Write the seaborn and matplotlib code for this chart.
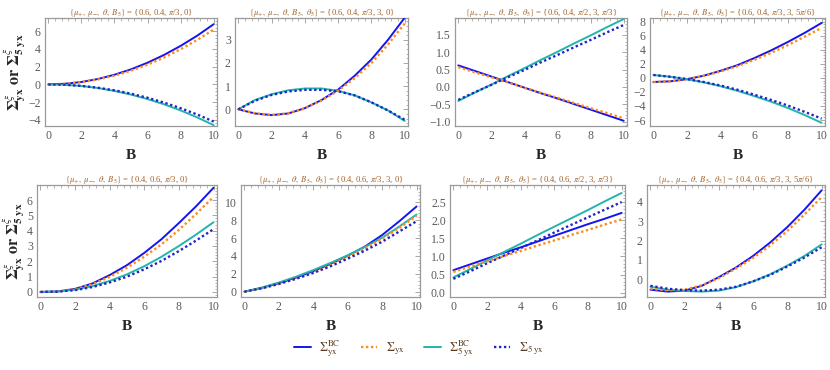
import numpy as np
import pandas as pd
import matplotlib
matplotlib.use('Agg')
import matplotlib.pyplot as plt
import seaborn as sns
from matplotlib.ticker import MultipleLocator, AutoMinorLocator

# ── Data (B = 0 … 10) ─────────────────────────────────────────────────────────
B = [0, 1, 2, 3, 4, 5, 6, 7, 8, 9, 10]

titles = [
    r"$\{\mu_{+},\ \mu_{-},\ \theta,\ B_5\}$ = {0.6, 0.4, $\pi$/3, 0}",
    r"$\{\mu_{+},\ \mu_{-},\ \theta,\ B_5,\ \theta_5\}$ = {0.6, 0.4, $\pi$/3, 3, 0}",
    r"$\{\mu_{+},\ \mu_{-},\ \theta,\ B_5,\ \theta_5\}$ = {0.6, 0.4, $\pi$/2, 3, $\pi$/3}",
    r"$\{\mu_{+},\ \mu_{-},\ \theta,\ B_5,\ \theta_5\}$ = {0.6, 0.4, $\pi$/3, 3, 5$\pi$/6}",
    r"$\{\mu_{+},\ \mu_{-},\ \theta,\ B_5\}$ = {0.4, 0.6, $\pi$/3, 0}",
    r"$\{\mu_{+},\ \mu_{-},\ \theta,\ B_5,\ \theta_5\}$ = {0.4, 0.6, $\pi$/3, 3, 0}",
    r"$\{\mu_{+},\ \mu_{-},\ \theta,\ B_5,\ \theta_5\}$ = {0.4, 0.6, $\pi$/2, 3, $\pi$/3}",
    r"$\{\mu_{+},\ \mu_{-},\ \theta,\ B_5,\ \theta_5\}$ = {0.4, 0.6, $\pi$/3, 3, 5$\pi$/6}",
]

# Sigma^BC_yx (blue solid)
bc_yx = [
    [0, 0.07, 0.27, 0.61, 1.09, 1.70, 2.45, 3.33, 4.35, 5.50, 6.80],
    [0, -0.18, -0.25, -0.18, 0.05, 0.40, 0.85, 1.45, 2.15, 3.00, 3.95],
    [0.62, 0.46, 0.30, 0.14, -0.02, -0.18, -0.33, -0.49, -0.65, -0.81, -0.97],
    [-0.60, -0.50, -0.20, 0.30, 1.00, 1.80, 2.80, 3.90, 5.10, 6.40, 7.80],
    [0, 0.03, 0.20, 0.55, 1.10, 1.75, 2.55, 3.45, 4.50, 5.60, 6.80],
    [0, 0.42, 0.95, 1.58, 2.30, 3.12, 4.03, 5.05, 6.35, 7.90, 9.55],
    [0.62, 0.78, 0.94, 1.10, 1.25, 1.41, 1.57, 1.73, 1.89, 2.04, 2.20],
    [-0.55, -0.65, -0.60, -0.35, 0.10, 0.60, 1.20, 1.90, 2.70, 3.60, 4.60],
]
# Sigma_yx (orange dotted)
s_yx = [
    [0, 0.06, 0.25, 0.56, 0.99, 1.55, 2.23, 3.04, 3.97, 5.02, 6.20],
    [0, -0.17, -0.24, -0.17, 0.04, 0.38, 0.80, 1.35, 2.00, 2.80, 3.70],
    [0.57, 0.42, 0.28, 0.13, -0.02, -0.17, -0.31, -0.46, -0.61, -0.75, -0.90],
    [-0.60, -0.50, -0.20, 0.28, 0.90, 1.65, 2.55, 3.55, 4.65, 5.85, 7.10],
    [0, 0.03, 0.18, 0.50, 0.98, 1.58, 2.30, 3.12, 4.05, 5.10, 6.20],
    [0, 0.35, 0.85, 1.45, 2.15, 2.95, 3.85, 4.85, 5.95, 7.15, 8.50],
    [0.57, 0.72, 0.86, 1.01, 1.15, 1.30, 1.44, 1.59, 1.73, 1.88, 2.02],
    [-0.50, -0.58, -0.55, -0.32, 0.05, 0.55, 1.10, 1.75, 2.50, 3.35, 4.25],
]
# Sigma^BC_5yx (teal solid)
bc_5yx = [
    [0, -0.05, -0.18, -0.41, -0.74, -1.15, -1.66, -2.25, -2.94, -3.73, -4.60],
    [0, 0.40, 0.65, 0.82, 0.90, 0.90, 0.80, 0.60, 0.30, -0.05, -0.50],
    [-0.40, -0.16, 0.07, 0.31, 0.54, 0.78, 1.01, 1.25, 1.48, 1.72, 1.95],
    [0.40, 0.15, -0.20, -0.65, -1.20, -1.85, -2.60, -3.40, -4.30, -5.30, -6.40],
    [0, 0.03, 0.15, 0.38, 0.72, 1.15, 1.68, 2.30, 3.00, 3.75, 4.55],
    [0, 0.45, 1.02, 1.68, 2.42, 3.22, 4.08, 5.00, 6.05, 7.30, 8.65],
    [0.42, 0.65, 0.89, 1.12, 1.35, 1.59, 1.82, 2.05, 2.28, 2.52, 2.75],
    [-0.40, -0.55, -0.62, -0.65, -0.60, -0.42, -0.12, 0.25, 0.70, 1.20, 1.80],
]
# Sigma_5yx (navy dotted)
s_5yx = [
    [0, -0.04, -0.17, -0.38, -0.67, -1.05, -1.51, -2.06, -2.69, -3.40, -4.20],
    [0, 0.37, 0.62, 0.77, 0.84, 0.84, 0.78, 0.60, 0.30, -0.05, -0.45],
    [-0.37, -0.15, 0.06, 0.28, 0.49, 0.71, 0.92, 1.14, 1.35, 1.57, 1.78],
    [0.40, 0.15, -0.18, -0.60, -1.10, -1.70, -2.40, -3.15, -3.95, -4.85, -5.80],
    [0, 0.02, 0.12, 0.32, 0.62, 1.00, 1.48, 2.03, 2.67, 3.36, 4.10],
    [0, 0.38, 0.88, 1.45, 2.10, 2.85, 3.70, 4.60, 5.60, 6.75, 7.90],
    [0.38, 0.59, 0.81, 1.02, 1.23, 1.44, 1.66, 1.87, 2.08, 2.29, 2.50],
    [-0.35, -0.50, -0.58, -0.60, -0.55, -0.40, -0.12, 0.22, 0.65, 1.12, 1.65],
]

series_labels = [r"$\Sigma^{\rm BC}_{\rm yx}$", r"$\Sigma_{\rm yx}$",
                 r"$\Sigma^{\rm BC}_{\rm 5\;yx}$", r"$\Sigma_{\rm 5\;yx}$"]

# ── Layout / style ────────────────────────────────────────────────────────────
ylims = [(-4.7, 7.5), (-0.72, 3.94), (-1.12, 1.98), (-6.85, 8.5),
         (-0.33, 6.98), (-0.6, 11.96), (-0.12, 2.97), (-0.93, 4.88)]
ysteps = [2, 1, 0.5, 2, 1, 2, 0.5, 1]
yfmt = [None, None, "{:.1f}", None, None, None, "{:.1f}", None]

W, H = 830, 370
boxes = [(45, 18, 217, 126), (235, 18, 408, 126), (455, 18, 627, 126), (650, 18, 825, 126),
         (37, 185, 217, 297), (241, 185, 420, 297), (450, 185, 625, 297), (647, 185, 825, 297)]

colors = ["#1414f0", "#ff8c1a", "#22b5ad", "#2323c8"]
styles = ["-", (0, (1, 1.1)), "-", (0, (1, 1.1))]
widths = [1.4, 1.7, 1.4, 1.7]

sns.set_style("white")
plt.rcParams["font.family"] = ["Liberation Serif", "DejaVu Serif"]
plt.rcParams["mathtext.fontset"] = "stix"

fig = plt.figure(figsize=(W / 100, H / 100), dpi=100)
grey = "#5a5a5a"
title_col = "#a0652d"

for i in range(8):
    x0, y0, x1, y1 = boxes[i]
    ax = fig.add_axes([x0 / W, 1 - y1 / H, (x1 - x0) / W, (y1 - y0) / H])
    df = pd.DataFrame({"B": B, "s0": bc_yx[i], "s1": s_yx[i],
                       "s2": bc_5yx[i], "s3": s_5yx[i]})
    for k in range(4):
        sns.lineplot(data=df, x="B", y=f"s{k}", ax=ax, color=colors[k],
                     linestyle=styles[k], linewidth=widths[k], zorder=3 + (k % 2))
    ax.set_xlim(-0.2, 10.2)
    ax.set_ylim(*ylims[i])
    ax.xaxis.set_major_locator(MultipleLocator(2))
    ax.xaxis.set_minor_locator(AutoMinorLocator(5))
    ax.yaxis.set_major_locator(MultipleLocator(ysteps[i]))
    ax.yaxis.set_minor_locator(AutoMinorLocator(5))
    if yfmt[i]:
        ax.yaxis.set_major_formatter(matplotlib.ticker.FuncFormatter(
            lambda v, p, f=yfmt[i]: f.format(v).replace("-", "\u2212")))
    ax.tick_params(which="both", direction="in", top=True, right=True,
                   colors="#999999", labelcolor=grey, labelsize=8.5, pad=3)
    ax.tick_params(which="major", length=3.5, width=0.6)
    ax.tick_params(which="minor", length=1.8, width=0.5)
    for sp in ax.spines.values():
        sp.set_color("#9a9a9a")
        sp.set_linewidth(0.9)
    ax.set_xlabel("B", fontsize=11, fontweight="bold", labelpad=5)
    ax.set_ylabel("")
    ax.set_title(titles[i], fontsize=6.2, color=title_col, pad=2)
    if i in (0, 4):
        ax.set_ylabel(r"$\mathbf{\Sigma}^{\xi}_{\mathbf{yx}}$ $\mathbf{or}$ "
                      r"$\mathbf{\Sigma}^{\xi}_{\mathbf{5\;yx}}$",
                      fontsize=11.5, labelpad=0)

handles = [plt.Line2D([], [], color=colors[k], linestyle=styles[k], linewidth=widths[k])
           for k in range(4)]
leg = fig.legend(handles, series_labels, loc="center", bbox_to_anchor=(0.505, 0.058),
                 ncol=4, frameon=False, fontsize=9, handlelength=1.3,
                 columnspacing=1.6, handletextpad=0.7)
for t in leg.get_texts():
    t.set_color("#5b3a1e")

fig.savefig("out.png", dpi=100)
_ _ _ _ _ _ _
## Task details:
Write out the lines from the start of the material to the line with "B = [0, 1, 2, 3, 4, 5, 6, 7, 8, 9, 10]", inclusive and exactly. Skip the pictures.

## Answer to this task:
Write the seaborn and matplotlib code for this chart.
import numpy as np
import pandas as pd
import matplotlib
matplotlib.use('Agg')
import matplotlib.pyplot as plt
import seaborn as sns
from matplotlib.ticker import MultipleLocator, AutoMinorLocator

# ── Data (B = 0 … 10) ─────────────────────────────────────────────────────────
B = [0, 1, 2, 3, 4, 5, 6, 7, 8, 9, 10]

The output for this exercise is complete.